**Objective:**
The data below should be restated word for word, with every picture omitted.

* * * * * * * * *

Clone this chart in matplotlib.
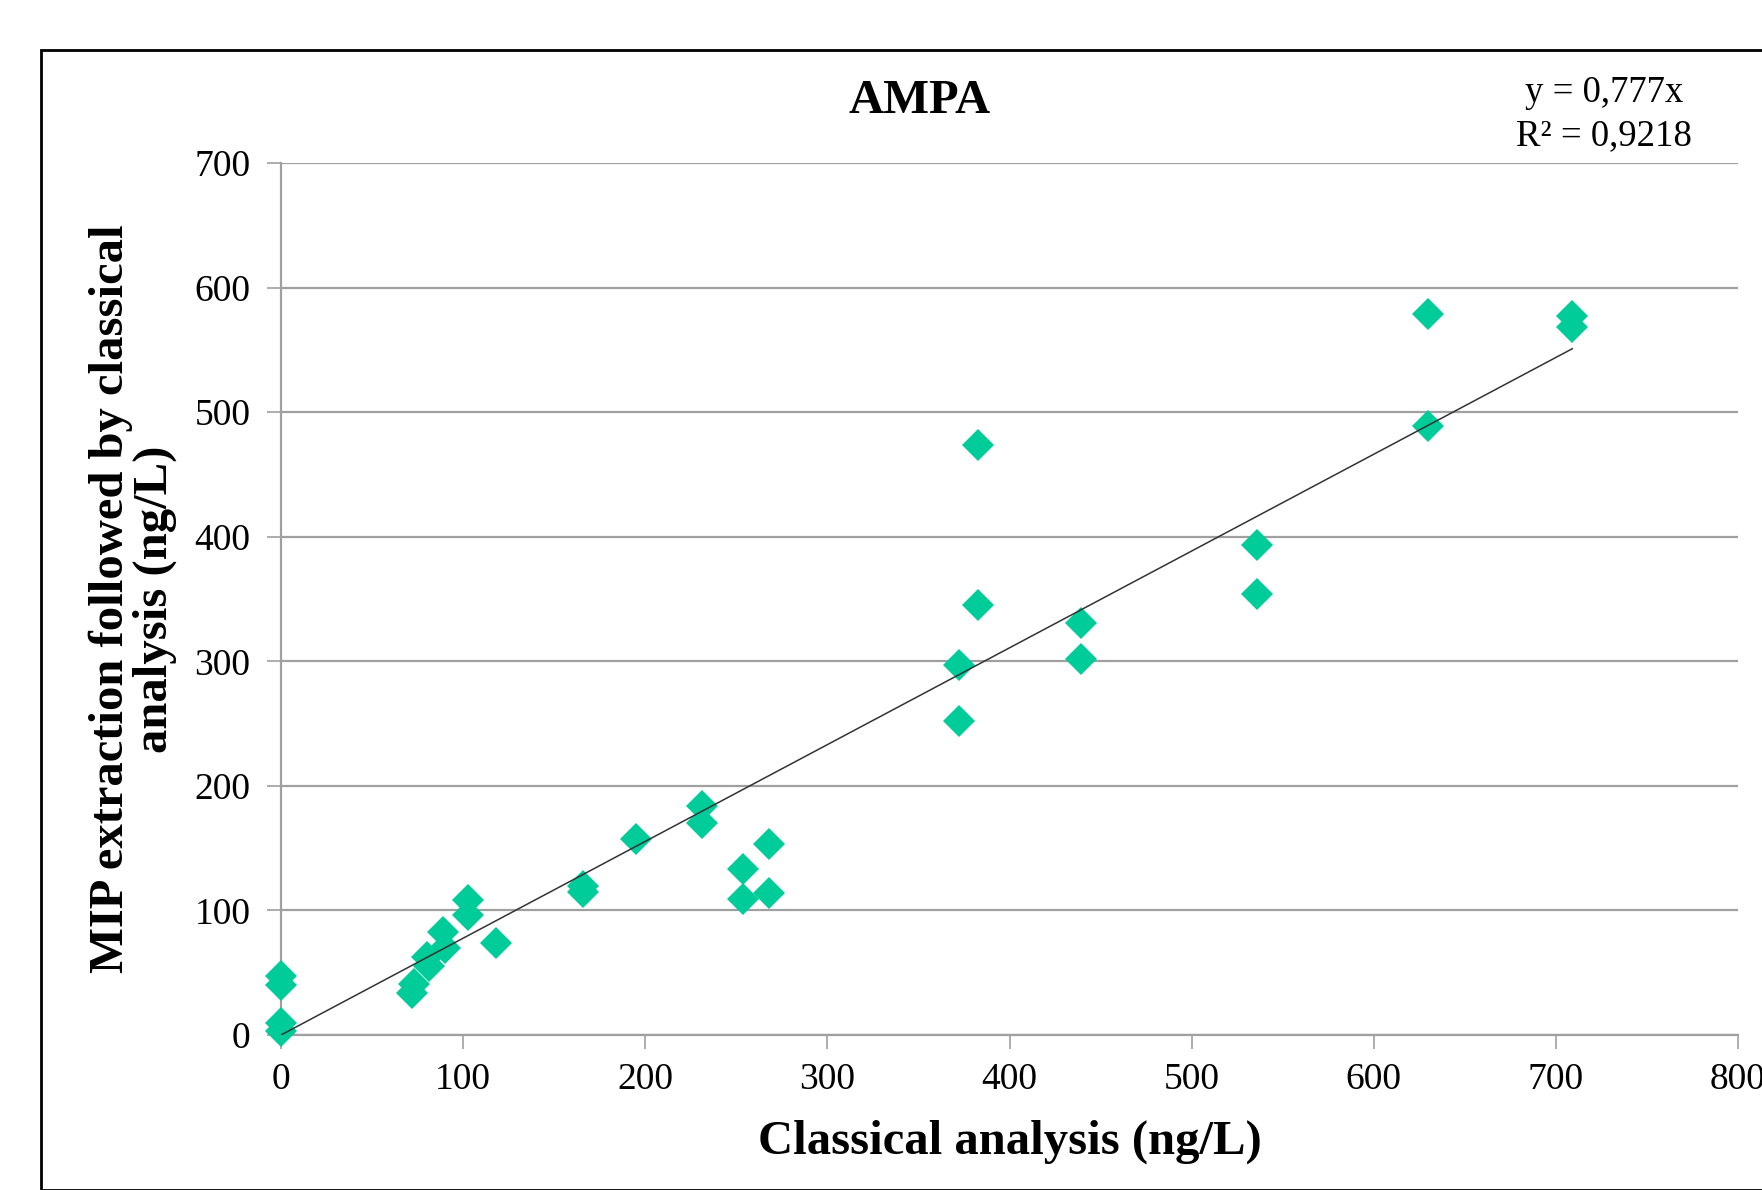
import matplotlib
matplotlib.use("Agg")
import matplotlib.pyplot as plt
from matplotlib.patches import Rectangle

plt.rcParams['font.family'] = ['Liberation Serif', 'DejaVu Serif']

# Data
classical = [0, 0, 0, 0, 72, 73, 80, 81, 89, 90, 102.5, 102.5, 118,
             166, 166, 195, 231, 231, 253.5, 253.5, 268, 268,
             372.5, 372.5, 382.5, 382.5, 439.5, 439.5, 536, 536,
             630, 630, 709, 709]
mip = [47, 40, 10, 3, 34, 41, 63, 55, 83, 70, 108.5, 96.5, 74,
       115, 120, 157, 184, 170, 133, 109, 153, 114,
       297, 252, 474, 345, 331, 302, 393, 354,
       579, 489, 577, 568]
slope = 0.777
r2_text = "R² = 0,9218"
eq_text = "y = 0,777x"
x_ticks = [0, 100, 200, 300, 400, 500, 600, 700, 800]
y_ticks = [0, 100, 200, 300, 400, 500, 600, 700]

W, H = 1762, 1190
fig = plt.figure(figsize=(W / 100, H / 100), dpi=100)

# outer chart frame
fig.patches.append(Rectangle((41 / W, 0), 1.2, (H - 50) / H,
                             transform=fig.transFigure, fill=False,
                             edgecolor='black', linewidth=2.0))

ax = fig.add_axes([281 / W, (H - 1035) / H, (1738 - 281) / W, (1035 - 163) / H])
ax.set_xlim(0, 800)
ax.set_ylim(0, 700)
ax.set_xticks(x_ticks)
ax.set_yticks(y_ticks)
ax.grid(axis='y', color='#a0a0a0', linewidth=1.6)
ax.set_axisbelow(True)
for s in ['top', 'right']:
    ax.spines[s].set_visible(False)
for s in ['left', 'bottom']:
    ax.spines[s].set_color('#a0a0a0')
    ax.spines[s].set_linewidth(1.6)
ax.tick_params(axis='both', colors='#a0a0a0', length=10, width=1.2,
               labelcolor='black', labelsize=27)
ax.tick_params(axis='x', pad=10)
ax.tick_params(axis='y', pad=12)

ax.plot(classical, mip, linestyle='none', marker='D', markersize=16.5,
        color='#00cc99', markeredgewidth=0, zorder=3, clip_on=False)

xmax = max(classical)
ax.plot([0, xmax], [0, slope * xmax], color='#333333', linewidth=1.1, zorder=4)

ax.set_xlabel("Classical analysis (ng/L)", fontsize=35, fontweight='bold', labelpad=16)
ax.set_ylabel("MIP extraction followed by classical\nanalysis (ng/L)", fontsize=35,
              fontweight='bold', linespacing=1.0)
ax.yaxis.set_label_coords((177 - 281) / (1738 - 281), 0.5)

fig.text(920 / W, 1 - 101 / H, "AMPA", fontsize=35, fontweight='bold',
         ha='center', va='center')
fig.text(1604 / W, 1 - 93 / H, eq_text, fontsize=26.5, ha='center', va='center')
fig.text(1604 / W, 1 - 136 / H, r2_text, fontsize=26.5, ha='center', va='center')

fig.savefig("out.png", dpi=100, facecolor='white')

* * * * * * * * *

**Written answer:**
Clone this chart in matplotlib.
import matplotlib
matplotlib.use("Agg")
import matplotlib.pyplot as plt
from matplotlib.patches import Rectangle

plt.rcParams['font.family'] = ['Liberation Serif', 'DejaVu Serif']

# Data
classical = [0, 0, 0, 0, 72, 73, 80, 81, 89, 90, 102.5, 102.5, 118,
             166, 166, 195, 231, 231, 253.5, 253.5, 268, 268,
             372.5, 372.5, 382.5, 382.5, 439.5, 439.5, 536, 536,
             630, 630, 709, 709]
mip = [47, 40, 10, 3, 34, 41, 63, 55, 83, 70, 108.5, 96.5, 74,
       115, 120, 157, 184, 170, 133, 109, 153, 114,
       297, 252, 474, 345, 331, 302, 393, 354,
       579, 489, 577, 568]
slope = 0.777
r2_text = "R² = 0,9218"
eq_text = "y = 0,777x"
x_ticks = [0, 100, 200, 300, 400, 500, 600, 700, 800]
y_ticks = [0, 100, 200, 300, 400, 500, 600, 700]

W, H = 1762, 1190
fig = plt.figure(figsize=(W / 100, H / 100), dpi=100)

# outer chart frame
fig.patches.append(Rectangle((41 / W, 0), 1.2, (H - 50) / H,
                             transform=fig.transFigure, fill=False,
                             edgecolor='black', linewidth=2.0))

ax = fig.add_axes([281 / W, (H - 1035) / H, (1738 - 281) / W, (1035 - 163) / H])
ax.set_xlim(0, 800)
ax.set_ylim(0, 700)
ax.set_xticks(x_ticks)
ax.set_yticks(y_ticks)
ax.grid(axis='y', color='#a0a0a0', linewidth=1.6)
ax.set_axisbelow(True)
for s in ['top', 'right']:
    ax.spines[s].set_visible(False)
for s in ['left', 'bottom']:
    ax.spines[s].set_color('#a0a0a0')
    ax.spines[s].set_linewidth(1.6)
ax.tick_params(axis='both', colors='#a0a0a0', length=10, width=1.2,
               labelcolor='black', labelsize=27)
ax.tick_params(axis='x', pad=10)
ax.tick_params(axis='y', pad=12)

ax.plot(classical, mip, linestyle='none', marker='D', markersize=16.5,
        color='#00cc99', markeredgewidth=0, zorder=3, clip_on=False)

xmax = max(classical)
ax.plot([0, xmax], [0, slope * xmax], color='#333333', linewidth=1.1, zorder=4)

ax.set_xlabel("Classical analysis (ng/L)", fontsize=35, fontweight='bold', labelpad=16)
ax.set_ylabel("MIP extraction followed by classical\nanalysis (ng/L)", fontsize=35,
              fontweight='bold', linespacing=1.0)
ax.yaxis.set_label_coords((177 - 281) / (1738 - 281), 0.5)

fig.text(920 / W, 1 - 101 / H, "AMPA", fontsize=35, fontweight='bold',
         ha='center', va='center')
fig.text(1604 / W, 1 - 93 / H, eq_text, fontsize=26.5, ha='center', va='center')
fig.text(1604 / W, 1 - 136 / H, r2_text, fontsize=26.5, ha='center', va='center')

fig.savefig("out.png", dpi=100, facecolor='white')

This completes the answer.